One could, and some have, make a legitimate critique of how Collins made the decision. He decided to pull Harvey, and let Harvey talk him out of it. Wishy-washy leadership, right? On the surface this is the kind of weak leadership that I have criticized in Rick Grimes, the alleged leader of the zombie-fighters in “The Walking Dead.” In past seasons, he has wavered or retreated after any decision that is faced with opposition (now he’s a psychopath, so that’s not as much of a problem). Collins’ duty was to his team, not Matt Harvey.

This, however, was a different situation. Collins trusted Harvey and had every reason to continue to trust him when the pitcher said, “Let me pitch, and I’ll win the game.” This is akin my favorite moment in “Hoosiers,” when the underdog high school basketball team, needing one bucket to win an epic state championship, meets with its mentoring coach (Gene Hackman) during the final time-out. The coach outlines a play using his superstar, Jimmy Chitwood, as a decoy: another player will take the final, must-make shot. Then Jimmy, after an awkward pause, looks this coach, who has has insisted in absolute obedience from his players at all times, squarely in the eyes and says, “I’ll make it.”

It shows excellent judgement and leadership to take such an assertion by a respected subordinate as new and crucial data. It takes humility and courage for a leader to accept the possibility that his initial decision was not the best one, and trust a dedicated individual to take great responsibility upon himself when he has the ability and track record to do so.

Jimmy made the shot, Harvey failed. That’s all. It could have gone the other way (except that Jimmy has a script making sure it didn’t.)

Terry Collins proved to me that he was a real leader last night. He made a good decision. It just didn’t work.

That’s all.

15 thoughts on “World Series Ethics: His Decision Didn’t Work, But Mets Manager Terry Collins Was Right

  1. I agree. Collins made a good decision. I know that if I had been in his place, I would have been absolutely wishy-washy-free, and would have kept Harvey on the mound for the ninth inning without hesitation or equivocation.

  2. I am a believer in the hot hand. Real old school. If a pitcher is doing the job you keep him in. Pitch a clean 7th then you get to pitch the 8th. Clean 8th you get to close it out.

    My only problem with Collins is after a leadoff walk that should have been it. One batter too long.

    • I agree. If you are going to concede on something like this, you lay down the law: “if the tying run gets to the plate, I am pulling you.”

      • In the 1975 World Series Game 4, Luis Tiant of the Red Sox repeatedly talked his manager out of removing him. Every inning, it seemed, he had men in scoring position, protecting a 1 run lead—I remember that my mother got so nervous she stopped watching. From Bleacher Report:

        After two straight gutwrenching losses, the Red Sox found themselves on the brink, and they turned to the man who had the nickname “El Tiante.” He didn’t dominate like in Game 1, but he temporarily saved the Sox.

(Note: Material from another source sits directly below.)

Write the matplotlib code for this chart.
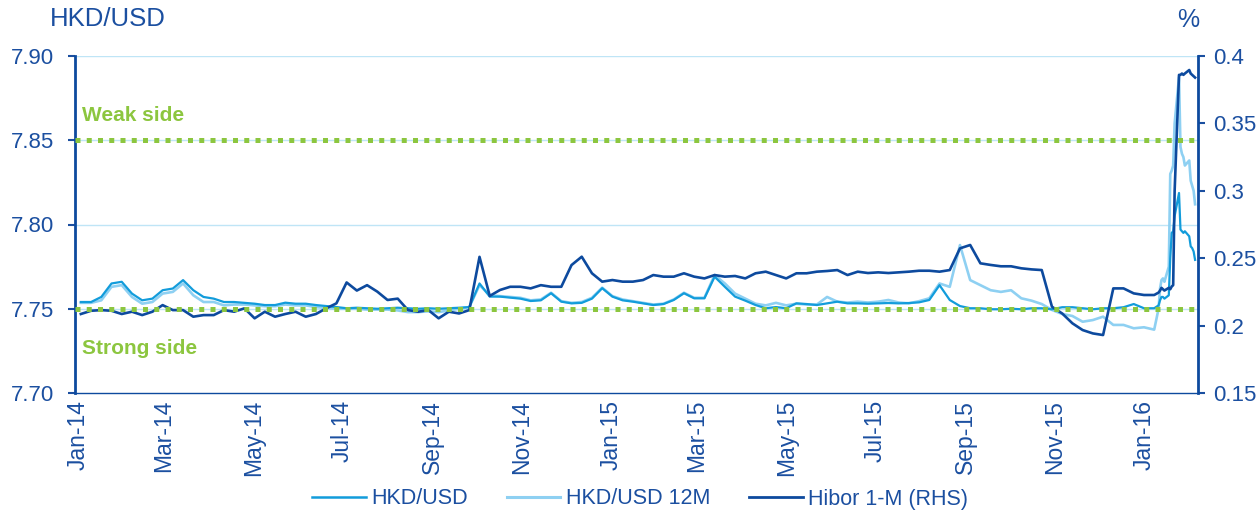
import matplotlib
matplotlib.use("Agg")
import matplotlib.pyplot as plt
import matplotlib.dates as mdates
from matplotlib.lines import Line2D
import pandas as pd

plt.rcParams['font.family'] = ['Liberation Sans', 'DejaVu Sans']

# ---------------- data ----------------
weekly_dates = pd.date_range('2014-01-03', '2016-01-08', freq='W-FRI')
daily_dates = pd.date_range('2016-01-11', '2016-02-05', freq='B')
dates = list(weekly_dates) + list(daily_dates)

hkd_usd = [
    7.7540, 7.7540, 7.7570, 7.7650, 7.7660, 7.7590, 7.7550, 7.7560, 7.7610, 7.7620,
    7.7670, 7.7610, 7.7570, 7.7560, 7.7540, 7.7540, 7.7535, 7.7530, 7.7522, 7.7522,
    7.7536, 7.7530, 7.7530, 7.7522, 7.7516, 7.7510, 7.7503, 7.7506, 7.7503, 7.7500,
    7.7503, 7.7506, 7.7503, 7.7500, 7.7503, 7.7500, 7.7503, 7.7506, 7.7510, 7.7650,
    7.7572, 7.7572, 7.7566, 7.7560, 7.7546, 7.7550, 7.7592, 7.7542, 7.7532, 7.7535,
    7.7560, 7.7622, 7.7572, 7.7550, 7.7542, 7.7532, 7.7522, 7.7528, 7.7552, 7.7592,
    7.7562, 7.7562, 7.7690, 7.7630, 7.7572, 7.7548, 7.7522, 7.7503, 7.7510, 7.7503,
    7.7532, 7.7528, 7.7522, 7.7532, 7.7542, 7.7532, 7.7532, 7.7530, 7.7532, 7.7534,
    7.7532, 7.7534, 7.7538, 7.7552, 7.7640, 7.7552, 7.7516, 7.7503, 7.7503, 7.7497,
    7.7497, 7.7500, 7.7497, 7.7503, 7.7503, 7.7497, 7.7509, 7.7509, 7.7503, 7.7497,
    7.7503, 7.7503, 7.7509, 7.7528, 7.7503, 7.7503,
    # daily, Jan 11 - Feb 5 2016
    7.7520, 7.7550, 7.7570, 7.7570, 7.7560, 7.7580, 7.7800, 7.7950, 7.7960, 7.8050,
    7.8187, 7.7970, 7.7960, 7.7950, 7.7960, 7.7930, 7.7870, 7.7860, 7.7840, 7.7790,
]

hkd_usd_12m = [
    7.7535, 7.7535, 7.7550, 7.7630, 7.7640, 7.7570, 7.7530, 7.7540, 7.7590, 7.7600,
    7.7650, 7.7580, 7.7540, 7.7540, 7.7520, 7.7525, 7.7525, 7.7520, 7.7515, 7.7515,
    7.7525, 7.7520, 7.7520, 7.7510, 7.7505, 7.7500, 7.7500, 7.7500, 7.7495, 7.7495,
    7.7495, 7.7490, 7.7480, 7.7480, 7.7485, 7.7480, 7.7490, 7.7500, 7.7510, 7.7640,
    7.7580, 7.7575, 7.7570, 7.7565, 7.7550, 7.7555, 7.7595, 7.7545, 7.7535, 7.7540,
    7.7565, 7.7625, 7.7575, 7.7555, 7.7545, 7.7535, 7.7525, 7.7530, 7.7555, 7.7595,
    7.7565, 7.7565, 7.7700, 7.7650, 7.7590, 7.7560, 7.7530, 7.7520, 7.7535, 7.7520,
    7.7530, 7.7525, 7.7525, 7.7570, 7.7542, 7.7537, 7.7542, 7.7537, 7.7542, 7.7552,
    7.7537, 7.7532, 7.7545, 7.7562, 7.7650, 7.7630, 7.7878, 7.7670, 7.7640, 7.7610,
    7.7600, 7.7610, 7.7562, 7.7548, 7.7528, 7.7493, 7.7469, 7.7457, 7.7423, 7.7433,
    7.7453, 7.7404, 7.7404, 7.7384, 7.7390, 7.7376,
    # daily, Jan 11 - Feb 5 2016
    7.7500, 7.7620, 7.7670, 7.7680, 7.7660, 7.7750, 7.8300, 7.8320, 7.8350, 7.8600,
    7.8875, 7.8460, 7.8420, 7.8400, 7.8350, 7.8380, 7.8260, 7.8230, 7.8200, 7.8120,
]

hibor_1m = [
    0.2086, 0.2110, 0.2115, 0.2110, 0.2086, 0.2103, 0.2078, 0.2103, 0.2152, 0.2115,
    0.2115, 0.2066, 0.2078, 0.2078, 0.2115, 0.2103, 0.2128, 0.2054, 0.2103, 0.2066,
    0.2086, 0.2103, 0.2066, 0.2086, 0.2128, 0.2165, 0.2320, 0.2260, 0.2300, 0.2252,
    0.2190, 0.2200, 0.2115, 0.2103, 0.2115, 0.2054, 0.2103, 0.2090, 0.2115, 0.2510,
    0.2220, 0.2264, 0.2288, 0.2288, 0.2276, 0.2300, 0.2288, 0.2288, 0.2449, 0.2511,
    0.2388, 0.2326, 0.2338, 0.2326, 0.2326, 0.2338, 0.2375, 0.2363, 0.2363, 0.2388,
    0.2363, 0.2350, 0.2375, 0.2363, 0.2368, 0.2350, 0.2388, 0.2400, 0.2375, 0.2350,
    0.2388, 0.2388, 0.2400, 0.2405, 0.2412, 0.2375, 0.2400, 0.2390, 0.2395, 0.2390,
    0.2395, 0.2400, 0.2407, 0.2407, 0.2400, 0.2412, 0.2573, 0.2598, 0.2462, 0.2450,
    0.2440, 0.2440, 0.2425, 0.2417, 0.2412, 0.2140, 0.2090, 0.2017, 0.1967, 0.1942,
    0.1930, 0.2276, 0.2276, 0.2239, 0.2227, 0.2227,
    # daily, Jan 11 - Feb 5 2016
    0.2245, 0.2260, 0.2280, 0.2270, 0.2260, 0.2280, 0.2270, 0.2290, 0.2300, 0.3000,
    0.3860, 0.3860, 0.3870, 0.3860, 0.3870, 0.3896, 0.3870, 0.3860, 0.3850, 0.3840,
]

weak_side = 7.85
strong_side = 7.75

left_ticks = [7.70, 7.75, 7.80, 7.85, 7.90]
right_ticks = [0.15, 0.2, 0.25, 0.3, 0.35, 0.4]
right_labels = ['0.15', '0.2', '0.25', '0.3', '0.35', '0.4']
month_ticks = pd.date_range('2014-01-01', '2016-01-01', freq='2MS')
month_labels = [d.strftime('%b-%y') for d in month_ticks]

# ---------------- style ----------------
c_hkd = '#129CDB'
c_12m = '#8ED0F2'
c_hibor = '#0D4A9E'
c_text = '#1B4FA0'
c_green = '#8CC63F'
c_grid = '#BFE5F6'

W, H = 1258, 513
fig = plt.figure(figsize=(W / 100, H / 100), dpi=100)
ax = fig.add_axes([75 / W, 1 - 393 / H, (1198 - 75) / W, (393 - 56) / H])
ax2 = ax.twinx()

ax.plot(dates, hkd_usd_12m, color=c_12m, lw=1.9, zorder=3)
ax.plot(dates, hkd_usd, color=c_hkd, lw=1.6, zorder=4)
ax2.plot(dates, hibor_1m, color=c_hibor, lw=1.9, zorder=3)

xmin = pd.Timestamp('2013-12-30')
xmax = pd.Timestamp('2016-02-07')
for yv in (weak_side, strong_side):
    ax2.plot([xmin, xmax], [yv, yv], transform=ax.transData, color=c_green,
             lw=3.6, linestyle=(0, (1, 1.25)), dash_capstyle='butt', zorder=5,
             scalex=False, scaley=False)

ax.set_xlim(xmin, xmax)
ax.set_ylim(7.70, 7.90)
ax2.set_ylim(0.15, 0.40)

ax.set_yticks(left_ticks)
ax.set_yticklabels([f'{v:.2f}' for v in left_ticks])
ax2.set_yticks(right_ticks)
ax2.set_yticklabels(right_labels)
ax.set_xticks(month_ticks)
ax.set_xticklabels(month_labels, rotation=90)

for t in left_ticks[1:]:
    ax.axhline(t, color=c_grid, lw=1.0, zorder=0)

for a in (ax, ax2):
    a.spines['top'].set_visible(False)
    for s in ('left', 'right', 'bottom'):
        a.spines[s].set_color(c_hibor)
    a.spines['left'].set_linewidth(2.0)
    a.spines['right'].set_linewidth(2.0)
    a.spines['bottom'].set_linewidth(1.0)
ax.spines['right'].set_visible(False)
ax2.spines['left'].set_visible(False)
ax2.spines['bottom'].set_visible(False)

ax.tick_params(axis='y', colors=c_text, labelsize=16, length=5, width=1.5,
               direction='out', pad=10)
ax2.tick_params(axis='y', colors=c_text, labelsize=16, length=5, width=1.5,
                direction='out', pad=6)
ax.tick_params(axis='x', colors=c_text, labelsize=16.5, length=0, pad=5)

ax.text(pd.Timestamp('2014-01-04'), 7.8645, 'Weak side', color=c_green,
        fontsize=15, fontweight='bold', va='center', ha='left')
ax.text(pd.Timestamp('2014-01-04'), 7.7265, 'Strong side', color=c_green,
        fontsize=15, fontweight='bold', va='center', ha='left')

fig.text(50 / W, 1 - 19 / H, 'HKD/USD', color=c_text, fontsize=18.5,
         ha='left', va='center')
fig.text(1188 / W, 1 - 20 / H, '%', color=c_text, fontsize=18,
         ha='center', va='center')

handles = [Line2D([], [], color=c_hkd, lw=1.8),
           Line2D([], [], color=c_12m, lw=2.2),
           Line2D([], [], color=c_hibor, lw=2.0)]
leg = fig.legend(handles, ['HKD/USD', 'HKD/USD 12M', 'Hibor 1-M (RHS)'],
                 loc='center', bbox_to_anchor=(640 / W, 1 - 499 / H), ncol=3,
                 frameon=False, fontsize=15.5, handlelength=2.5,
                 handletextpad=0.25, columnspacing=1.8)
for t in leg.get_texts():
    t.set_color(c_text)

fig.savefig('out.png', dpi=100)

        It didn’t start well for Boston—Griffey and Bench hit RBI doubles in the first and with a 2-0 lead, the Reds seemed on the verge of blowing this World Series open. Then the Red Sox erupted for five in the fourth.

        Fisk and Lynn started it with singles, and an Evans triple tied the game. Burleson doubled, and now the Red Sox were up 3-2. Cincinnati manager Sparky Anderson went to his bullpen. Pedro Borbon had been both effective and a horse all year long, and he’d closed out the NLCS in extra innings. Game 4 of the World Series wasn’t his night. Tiant singled. Perez committed an uncharacteristic error. Burleson and Yastrzemski each hit RBI singles and it was 5-2.

        Cincinnati quickly countered with two in their own half of the fourth, as Concepion and Geronimo delivered extra-base RBI hits. But the scoring ended there. Tiant got out of a 1st and 2nd/1-out jam in the fifth by getting Perez and Bench. In the ninth, the Reds loaded the bases with one out, but Tiant got Griffey on a line drive out and then Morgan popped up to end the game.

        Tiant had won one game by dominating and other game by battling. A city that 28 years later would drive manager Grady Little out of town for using staff ace Pedro Martinez beyond 100 pitches in the 2003 ALCS, had cheered on El Tiante as he threw 163 pitches on three days rest.

  3. One difference with Hoosiers: in the movie,all of the players were standing there looking at Hackman like he’d gone crazy, and eventually Hackman snaps to enough for Jimmy to tell him it’s in the bag.

    To paraphrase Earl Weaver, if you make a decision based on sentiment, you have one guy who loves you, and 24 guys who know you just made the wrong decision.

  4. I thought the 45,000 vocal fans compelled the decision. Collins was forced into his move; it was not freely given. And to make matters worse, Harvey was not pulled after walking Cain, who was as good as on second base (in this series) the moment he arrived at first. If the fans are saying that Collins is an idiot, they have only themselves to blame.

    Still a good throw from Duda nails Hosmer and the Mets go to KC where they ultimately lose, in my estimation. The Royals were the better team from the better league and they played like it when it counted.

    You’re right about the 3 (plus) hours wasted a night Jack. We’re free until April!

          • Royals were last in MLB road attendance for 2015 and slightly behind Toronto and Houston. Go figure. Three great teams to see and no one shows. Last place Red Sox were second in AL in road attendance. I am very happy for the fans, but their management is the pits. Not fan friendly to visitors.

            • Ignorant fans. No stars. No respect. KC has never had mystique, like the Yankees, Red Sox and Dodgers. Also Boston fans are everywhere, thanks to all the college students who become indoctrinated into Red Sox nation.

              • When the Royals come to Boston it is very rare to see any fans in team regalia. Even when they meet the Cards in St. Louis you see not as many as you would expect.

                We had a tailgate party this past season in KC that at least 300 Red Sox fans attended. Almost all were from the Nebraska-Kansas-Mo. area.

                I travel to many road games and Red Sox fans are everywhere.

  5. They turned up in good numbers for a September w/e series in Baltimore (O’s won 2 of 3). And they came out in full force for the ALCS last year.